The needed value of RKmax depends much more on the type of
valence electrons and an "old" rule said:
for s,p wavefunctions you need RKmax 6-7
     d                                7-8
     f                                8-9

So a "heavier" element, which has only s,p electrons (eg. S, Se, Te) needs
a much samller RKmax than a "light" Fe atom.

To some extend we try to "correct" this automatically in a compound and the
setup make a sphere of sp-atoms smaller than the sphere of 3d or even 4f elements.

Of course, within a row in the periodic table, your arguments would be correct,
i.e. a O or F atom needs a larger RKmax than Be or B. Thus for a CO molecule
I'd make the C sphere smaller than the O-sphere (this is NOT done yet by setrmt).

H, which has only s-electrons, is even more special and a much smaller RKmax is enough.
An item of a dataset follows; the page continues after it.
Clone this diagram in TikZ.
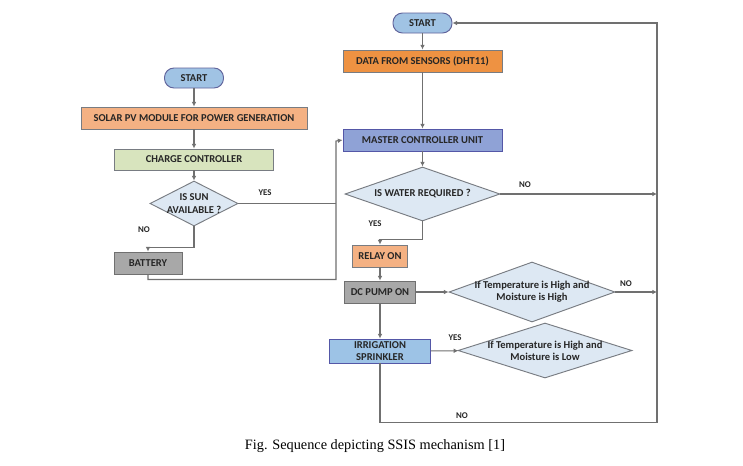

k-points: sure, the size of the unit cell matters and for one and the same material
the k-mesh scales with volume (eg. when creating a supercell).
But other properties may be even more important. For certain magnetic metallic
materials you may need 100-10000 times more k-points than for an insulator,
although the volume might be identical.

There is NO other choice than: start with a realistic (but small) k-mesh and test
the result of the desired properties with respect to k-mesh.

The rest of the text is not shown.